Since 2016, Rachel Bach has captured almost all of the Westfield Matildas' most iconic moments. On World Photography Day, she provides insight into her journey behind the lens.
Were it not for a serendipitous encounter with a friend’s lens, Rachel Bach wouldn’t have become one of the foremost photographers in Australian football.
“Football’s always been a part of my life,” Bach said. “I used to play and mucked around on a friend’s camera when I was injured.”
That fateful encounter led to Bach buying her own equipment a few years later, leading her down the path which has seen her follow the Westfield Matildas around the globe.
Merging her love of football with her mission for providing visibility of women in sport, Bach has tried to use her camera to tell the stories of the “many personalities within the group and document their journey.”
The relationships she has built with players across World Cups, Olympics and countless other events – resulting in some of the most unique photos of them around – underline how much the Westfield Matildas mean to Bach.
“I try to capture them in the way that I see them - not just as athletes, but as people with unique and powerful stories,” she said.
I want to capture everything. The milestones, the highs, the lows… I want to give visibility to all of these moments, which add to the team’s narrative.”
And this passion, this dedication has not gone unnoticed by the players that captures.
“Rach has been around the Matildas for the last couple of years and we really appreciate her unselfish dedication to us as a team,” said Alanna Kennedy.
With her creative eye and talent, Rach as an uncanny ability to not only capture special moments, but also capture the essence of who we are as players and as people."
“I think that comes from how over time she has been able to build relationships and gain an understanding of us as individuals - to make us feel comfortable.
“We as players will be able to look back on our careers and really cherish those moments and relive those memories because of Rachel.”
If not for the trust and support from the Westfield Matildas players themselves, Bach might not have turned her hobby into a career since snapping them at her first game: a friendly against New Zealand in Ballarat.
Photography has also given Bach the opportunity to “stay involved in football and give back to a sport that’s given so much to me.”

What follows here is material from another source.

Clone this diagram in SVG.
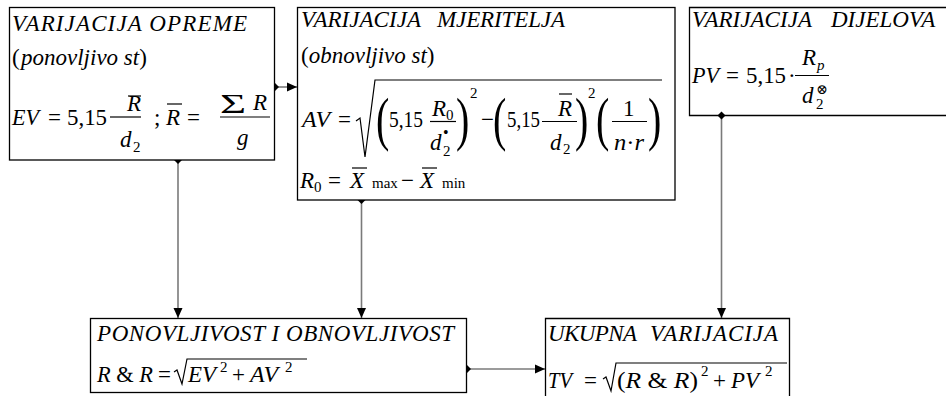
<svg xmlns="http://www.w3.org/2000/svg" width="946" height="396" viewBox="0 0 946 396">
<defs>
<style>
text{font-family:Liberation Serif,DejaVu Serif,Times New Roman,Times,serif;font-size:23px;fill:#000}
.i{font-style:italic}
.s{font-size:15px}
.xs{font-size:14px}
.bu{font-size:16px}
.bp{font-size:40px}
.box{fill:#fff;stroke:#000;stroke-width:1.3}
.ob{fill:none;stroke:#000;stroke-width:1.3}
.fl{stroke:#000;stroke-width:1.2;fill:none}
.con{fill:none;stroke:#7a7a7a;stroke-width:1.6}
</style>
<marker id="dia" markerUnits="userSpaceOnUse" markerWidth="10" markerHeight="10" refX="5" refY="5" orient="auto"><path d="M1,5 L5,1 L9,5 L5,9 Z" fill="#000"/></marker>
<marker id="arr" markerUnits="userSpaceOnUse" markerWidth="11" markerHeight="10" refX="10" refY="5" orient="auto"><path d="M0,0.5 L10,5 L0,9.5 Z" fill="#000"/></marker>
</defs>
<rect width="946" height="396" fill="#fff"/>

<g id="connectors">
<line class="con" x1="275" y1="87" x2="297" y2="87" marker-start="url(#dia)" marker-end="url(#arr)"/>
<line class="con" x1="178" y1="160" x2="178" y2="318" marker-start="url(#dia)" marker-end="url(#arr)"/>
<line class="con" x1="361.5" y1="200" x2="361.5" y2="318" marker-start="url(#dia)" marker-end="url(#arr)"/>
<line class="con" x1="721.5" y1="115.5" x2="721.5" y2="318" marker-start="url(#dia)" marker-end="url(#arr)"/>
<line class="con" x1="467" y1="369" x2="545" y2="369" marker-start="url(#dia)" marker-end="url(#arr)"/>
</g>

<g id="n1">
<rect class="box" x="9.5" y="7.5" width="265" height="152.5"/>
<text class="i" x="12" y="31" textLength="235">VARIJACIJA OPREME</text>
<text x="12" y="65">(<tspan class="i" x="21">ponovljivo st</tspan>)</text>
<text class="i" x="12" y="125" textLength="27" lengthAdjust="spacingAndGlyphs">EV</text>
<text x="48" y="125">=</text>
<text x="67" y="125" textLength="40" lengthAdjust="spacingAndGlyphs">5,15</text>
<text class="i" x="127" y="111">R</text>
<line class="fl" x1="128" y1="96" x2="141" y2="96"/>
<line class="fl" x1="110" y1="117" x2="141" y2="117"/>
<text class="i" x="120" y="147">d</text>
<text class="s" x="133" y="152">2</text>
<text x="154" y="125">;</text>
<text class="i" x="166" y="125">R</text>
<line class="fl" x1="167" y1="104" x2="182" y2="104"/>
<text x="187" y="125">=</text>
<text transform="translate(220,113) scale(1.6,0.95)" style="font-size:28px">Σ</text>
<text class="i" x="253" y="110">R</text>
<line class="fl" x1="220" y1="117" x2="270" y2="117"/>
<text class="i" x="237" y="145">g</text>
</g>

<g id="n2">
<rect class="box" x="297.5" y="7.5" width="377.5" height="192.5"/>
<text class="i" x="301" y="27" textLength="120">VARIJACIJA</text>
<text class="i" x="437" y="27" textLength="128">MJERITELJA</text>
<text x="301" y="63">(<tspan class="i">obnovljivo st</tspan>)</text>
<text class="i" x="302" y="127" textLength="28" lengthAdjust="spacingAndGlyphs">AV</text>
<text x="338" y="127">=</text>
<polyline class="fl" points="356,121 360,118 365,157 375,80 662,80"/>
<text class="bp" transform="translate(376,139) scale(1,1.5)">(</text>
<text x="389" y="127" textLength="34" lengthAdjust="spacingAndGlyphs">5,15</text>
<text class="i" x="432" y="116">R</text>
<text class="s" x="446" y="120">0</text>
<line class="fl" x1="430" y1="121.5" x2="456" y2="121.5"/>
<text class="i" x="430" y="150">d</text>
<text class="bu" x="443" y="138">•</text>
<text class="s" x="443" y="156">2</text>
<text class="bp" transform="translate(456,139) scale(1,1.5)">)</text>
<text class="s" x="470" y="98">2</text>
<text x="481" y="127">−</text>
<text class="bp" transform="translate(493,139) scale(1,1.5)">(</text>
<text x="507" y="127" textLength="33" lengthAdjust="spacingAndGlyphs">5,15</text>
<text class="i" x="558" y="116">R</text>
<line class="fl" x1="559" y1="94" x2="572" y2="94"/>
<line class="fl" x1="542" y1="121.5" x2="577" y2="121.5"/>
<text class="i" x="550" y="150">d</text>
<text class="s" x="563" y="154">2</text>
<text class="bp" transform="translate(575,139) scale(1,1.5)">)</text>
<text class="s" x="588" y="98">2</text>
<text class="bp" transform="translate(596,139) scale(1,1.5)">(</text>
<text x="623" y="116">1</text>
<line class="fl" x1="612" y1="121.5" x2="647" y2="121.5"/>
<text class="i" x="614" y="150" textLength="30" lengthAdjust="spacingAndGlyphs">n<tspan font-style="normal">·</tspan>r</text>
<text class="bp" transform="translate(648,139) scale(1,1.5)">)</text>
<text class="i" x="300" y="188">R</text>
<text class="s" x="314" y="192">0</text>
<text x="328" y="188">=</text>
<text class="i" x="350" y="188">X</text>
<line class="fl" x1="352" y1="168" x2="367" y2="168"/>
<text class="s" x="372" y="188">max</text>
<text x="401" y="188">−</text>
<text class="i" x="420" y="188">X</text>
<line class="fl" x1="422" y1="168" x2="437" y2="168"/>
<text class="s" x="442" y="188">min</text>
</g>

<g id="n3">
<path class="ob" d="M946,7.5 H689.5 V115.5 H946"/>
<text class="i" x="692" y="27" textLength="120">VARIJACIJA</text>
<text class="i" x="831" y="27">DIJELOVA</text>
<text class="i" x="692" y="83" textLength="27" lengthAdjust="spacingAndGlyphs">PV</text>
<text x="726" y="83">=</text>
<text x="746" y="83" textLength="40" lengthAdjust="spacingAndGlyphs">5,15</text>
<text x="788" y="83">·</text>
<text class="i" x="802" y="65">R</text>
<text class="s i" x="817" y="70">p</text>
<line class="fl" x1="795" y1="75.5" x2="829" y2="75.5"/>
<text class="i" x="802" y="103">d</text>
<text class="xs" x="816" y="94">⊗</text>
<text class="s" x="816" y="109">2</text>
</g>

<g id="n4">
<rect class="box" x="90.5" y="318.5" width="376" height="74"/>
<text class="i" x="97" y="341" textLength="357">PONOVLJIVOST I OBNOVLJIVOST</text>
<text class="i" x="97" y="382" textLength="56" lengthAdjust="spacingAndGlyphs">R <tspan font-style="normal">&amp;</tspan> R</text>
<text x="158" y="382">=</text>
<polyline class="fl" points="174,372 177,370 182,384 187,359 307,359"/>
<text class="i" x="188" y="382" textLength="28" lengthAdjust="spacingAndGlyphs">EV</text>
<text class="s" x="220" y="372">2</text>
<text x="232" y="382">+</text>
<text class="i" x="250" y="382" textLength="28" lengthAdjust="spacingAndGlyphs">AV</text>
<text class="s" x="285" y="372">2</text>
</g>

<g id="n5">
<path class="ob" d="M545.5,396 V318.5 H789.5 V396"/>
<text class="i" x="548" y="341" textLength="89">UKUPNA</text>
<text class="i" x="650" y="341" textLength="128">VARIJACIJA</text>
<text class="i" x="548" y="388" textLength="24" lengthAdjust="spacingAndGlyphs">TV</text>
<text x="584" y="388">=</text>
<polyline class="fl" points="603,379 606,377 611,391 616,363 787,363"/>
<text x="617" y="388" textLength="81" lengthAdjust="spacingAndGlyphs">(<tspan class="i">R</tspan> &amp; <tspan class="i">R</tspan>)</text>
<text class="s" x="701" y="376">2</text>
<text x="713" y="388">+</text>
<text class="i" x="731" y="388" textLength="28" lengthAdjust="spacingAndGlyphs">PV</text>
<text class="s" x="765" y="376">2</text>
</g>
</svg>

It has also helped bring fans and supporters closer to the team they love.
Rachel Bach’s 10 Memorable Photos
Caitlin Foord shares a moment with her nan after a match. An intimate moment in such a crowded scene, where you can see how much family means to her.
Lisa De Vanna celebrates a goal against Brazil in 2016. A sellout crowd in NSW made for the most incredible atmosphere - a game I’ll never forget.
After scoring 4 goals in a World Cup game, Sam came over to me with the match ball and asked for a photo. An honour to capture this moment for her, especially because she always wants the spotlight on the team and not on herself.
Chloe Logarzo celebrates with a superman tribute to injured teammate Laura Brock. A wonderful gesture in an incredible World Cup match.
A fan meets his favourite player in Hayley Raso. I love documenting post-match moments, where you’ll often find players spending over an hour with fans after the final whistle blows. Generosity personified.
A lighter moment with Steph Catley and an unwitting photobomber in Turkey, pre World Cup. One on one time with players for portraits is always special, and one of my favourite parts of shooting.
Alanna Kennedy celebrates a 91st minute equaliser to keep the Matildas in the Asian Cup. I love the reactions, and you can see the small - but loud - group of the players’ families and friends in the background.
Shooting in the tunnel is a rarity (and a privilege), but it’s a chance to show moments that often go unseen to the public, like this one.
Aivi Luik probably isn’t the player that would first come to mind if I said the word backflip, but here she is in Vietnam. Without a doubt the most stunning scene for recovery I’ve ever witnessed.
Sometimes things don’t go to plan, but it didn’t stop the team from qualifying for the Olympics. Lights out 2 minutes in - the players warm up again, and the match continues.